» **Required task**: Without the pictures, can you quote each line below exactly?

» **Raw data**:
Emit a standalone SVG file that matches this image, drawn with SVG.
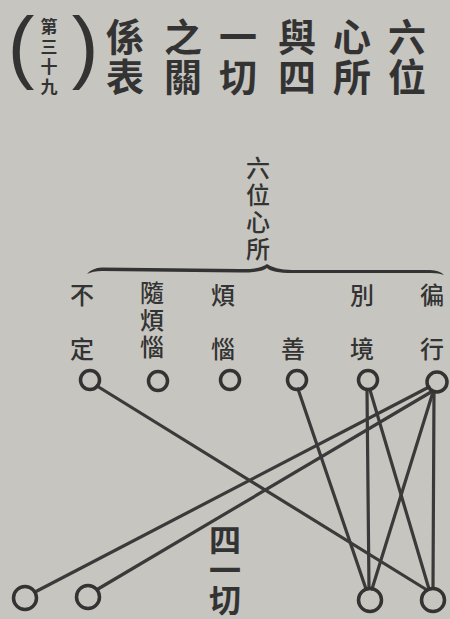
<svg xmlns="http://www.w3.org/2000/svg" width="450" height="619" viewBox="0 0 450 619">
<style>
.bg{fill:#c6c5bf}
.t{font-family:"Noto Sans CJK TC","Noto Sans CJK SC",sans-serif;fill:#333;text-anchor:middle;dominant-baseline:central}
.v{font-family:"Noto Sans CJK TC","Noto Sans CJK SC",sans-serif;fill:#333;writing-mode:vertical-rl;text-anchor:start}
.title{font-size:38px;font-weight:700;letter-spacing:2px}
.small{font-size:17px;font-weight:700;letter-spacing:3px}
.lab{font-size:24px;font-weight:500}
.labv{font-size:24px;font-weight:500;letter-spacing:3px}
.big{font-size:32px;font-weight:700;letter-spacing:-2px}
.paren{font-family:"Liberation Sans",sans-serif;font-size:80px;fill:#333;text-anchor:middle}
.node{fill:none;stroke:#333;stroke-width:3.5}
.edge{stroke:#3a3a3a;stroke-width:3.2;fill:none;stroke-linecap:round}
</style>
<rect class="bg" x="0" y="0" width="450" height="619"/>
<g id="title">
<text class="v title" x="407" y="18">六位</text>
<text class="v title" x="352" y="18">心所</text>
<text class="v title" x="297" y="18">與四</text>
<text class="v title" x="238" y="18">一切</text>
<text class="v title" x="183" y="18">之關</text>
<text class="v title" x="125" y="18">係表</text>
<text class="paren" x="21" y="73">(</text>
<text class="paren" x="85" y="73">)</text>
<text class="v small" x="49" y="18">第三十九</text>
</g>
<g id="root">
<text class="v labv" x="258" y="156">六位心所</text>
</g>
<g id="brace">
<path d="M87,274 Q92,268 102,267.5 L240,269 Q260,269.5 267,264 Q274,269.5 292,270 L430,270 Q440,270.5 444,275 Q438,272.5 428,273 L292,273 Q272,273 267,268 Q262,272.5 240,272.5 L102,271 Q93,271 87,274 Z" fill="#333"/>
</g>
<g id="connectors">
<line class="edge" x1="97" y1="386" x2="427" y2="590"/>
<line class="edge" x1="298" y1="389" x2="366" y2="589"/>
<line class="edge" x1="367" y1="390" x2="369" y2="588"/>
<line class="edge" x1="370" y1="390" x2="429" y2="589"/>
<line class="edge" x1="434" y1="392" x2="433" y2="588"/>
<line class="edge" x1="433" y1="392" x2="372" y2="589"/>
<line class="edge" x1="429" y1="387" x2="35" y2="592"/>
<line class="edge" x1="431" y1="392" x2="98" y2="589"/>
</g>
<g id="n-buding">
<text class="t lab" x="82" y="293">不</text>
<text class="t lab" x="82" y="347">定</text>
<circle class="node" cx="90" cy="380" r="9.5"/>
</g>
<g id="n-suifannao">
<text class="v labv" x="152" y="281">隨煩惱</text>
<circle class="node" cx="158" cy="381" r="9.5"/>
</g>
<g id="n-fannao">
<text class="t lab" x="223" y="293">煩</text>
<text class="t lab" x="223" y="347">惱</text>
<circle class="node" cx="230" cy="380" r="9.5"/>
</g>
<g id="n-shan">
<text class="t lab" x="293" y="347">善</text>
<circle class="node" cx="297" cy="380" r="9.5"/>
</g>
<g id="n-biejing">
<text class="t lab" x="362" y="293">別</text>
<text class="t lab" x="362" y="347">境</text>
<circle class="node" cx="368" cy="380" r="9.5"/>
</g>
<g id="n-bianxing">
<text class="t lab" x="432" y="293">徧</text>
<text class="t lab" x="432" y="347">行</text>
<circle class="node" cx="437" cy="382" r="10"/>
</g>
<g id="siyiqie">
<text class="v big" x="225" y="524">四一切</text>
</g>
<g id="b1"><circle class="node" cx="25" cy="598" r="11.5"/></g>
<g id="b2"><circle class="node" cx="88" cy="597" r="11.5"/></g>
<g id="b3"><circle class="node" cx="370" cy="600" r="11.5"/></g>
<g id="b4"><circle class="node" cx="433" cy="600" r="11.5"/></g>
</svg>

» **Task solution**:
Emit a standalone SVG file that matches this image, drawn with SVG.
<svg xmlns="http://www.w3.org/2000/svg" width="450" height="619" viewBox="0 0 450 619">
<style>
.bg{fill:#c6c5bf}
.t{font-family:"Noto Sans CJK TC","Noto Sans CJK SC",sans-serif;fill:#333;text-anchor:middle;dominant-baseline:central}
.v{font-family:"Noto Sans CJK TC","Noto Sans CJK SC",sans-serif;fill:#333;writing-mode:vertical-rl;text-anchor:start}
.title{font-size:38px;font-weight:700;letter-spacing:2px}
.small{font-size:17px;font-weight:700;letter-spacing:3px}
.lab{font-size:24px;font-weight:500}
.labv{font-size:24px;font-weight:500;letter-spacing:3px}
.big{font-size:32px;font-weight:700;letter-spacing:-2px}
.paren{font-family:"Liberation Sans",sans-serif;font-size:80px;fill:#333;text-anchor:middle}
.node{fill:none;stroke:#333;stroke-width:3.5}
.edge{stroke:#3a3a3a;stroke-width:3.2;fill:none;stroke-linecap:round}
</style>
<rect class="bg" x="0" y="0" width="450" height="619"/>
<g id="title">
<text class="v title" x="407" y="18">六位</text>
<text class="v title" x="352" y="18">心所</text>
<text class="v title" x="297" y="18">與四</text>
<text class="v title" x="238" y="18">一切</text>
<text class="v title" x="183" y="18">之關</text>
<text class="v title" x="125" y="18">係表</text>
<text class="paren" x="21" y="73">(</text>
<text class="paren" x="85" y="73">)</text>
<text class="v small" x="49" y="18">第三十九</text>
</g>
<g id="root">
<text class="v labv" x="258" y="156">六位心所</text>
</g>
<g id="brace">
<path d="M87,274 Q92,268 102,267.5 L240,269 Q260,269.5 267,264 Q274,269.5 292,270 L430,270 Q440,270.5 444,275 Q438,272.5 428,273 L292,273 Q272,273 267,268 Q262,272.5 240,272.5 L102,271 Q93,271 87,274 Z" fill="#333"/>
</g>
<g id="connectors">
<line class="edge" x1="97" y1="386" x2="427" y2="590"/>
<line class="edge" x1="298" y1="389" x2="366" y2="589"/>
<line class="edge" x1="367" y1="390" x2="369" y2="588"/>
<line class="edge" x1="370" y1="390" x2="429" y2="589"/>
<line class="edge" x1="434" y1="392" x2="433" y2="588"/>
<line class="edge" x1="433" y1="392" x2="372" y2="589"/>
<line class="edge" x1="429" y1="387" x2="35" y2="592"/>
<line class="edge" x1="431" y1="392" x2="98" y2="589"/>
</g>
<g id="n-buding">
<text class="t lab" x="82" y="293">不</text>
<text class="t lab" x="82" y="347">定</text>
<circle class="node" cx="90" cy="380" r="9.5"/>
</g>
<g id="n-suifannao">
<text class="v labv" x="152" y="281">隨煩惱</text>
<circle class="node" cx="158" cy="381" r="9.5"/>
</g>
<g id="n-fannao">
<text class="t lab" x="223" y="293">煩</text>
<text class="t lab" x="223" y="347">惱</text>
<circle class="node" cx="230" cy="380" r="9.5"/>
</g>
<g id="n-shan">
<text class="t lab" x="293" y="347">善</text>
<circle class="node" cx="297" cy="380" r="9.5"/>
</g>
<g id="n-biejing">
<text class="t lab" x="362" y="293">別</text>
<text class="t lab" x="362" y="347">境</text>
<circle class="node" cx="368" cy="380" r="9.5"/>
</g>
<g id="n-bianxing">
<text class="t lab" x="432" y="293">徧</text>
<text class="t lab" x="432" y="347">行</text>
<circle class="node" cx="437" cy="382" r="10"/>
</g>
<g id="siyiqie">
<text class="v big" x="225" y="524">四一切</text>
</g>
<g id="b1"><circle class="node" cx="25" cy="598" r="11.5"/></g>
<g id="b2"><circle class="node" cx="88" cy="597" r="11.5"/></g>
<g id="b3"><circle class="node" cx="370" cy="600" r="11.5"/></g>
<g id="b4"><circle class="node" cx="433" cy="600" r="11.5"/></g>
</svg>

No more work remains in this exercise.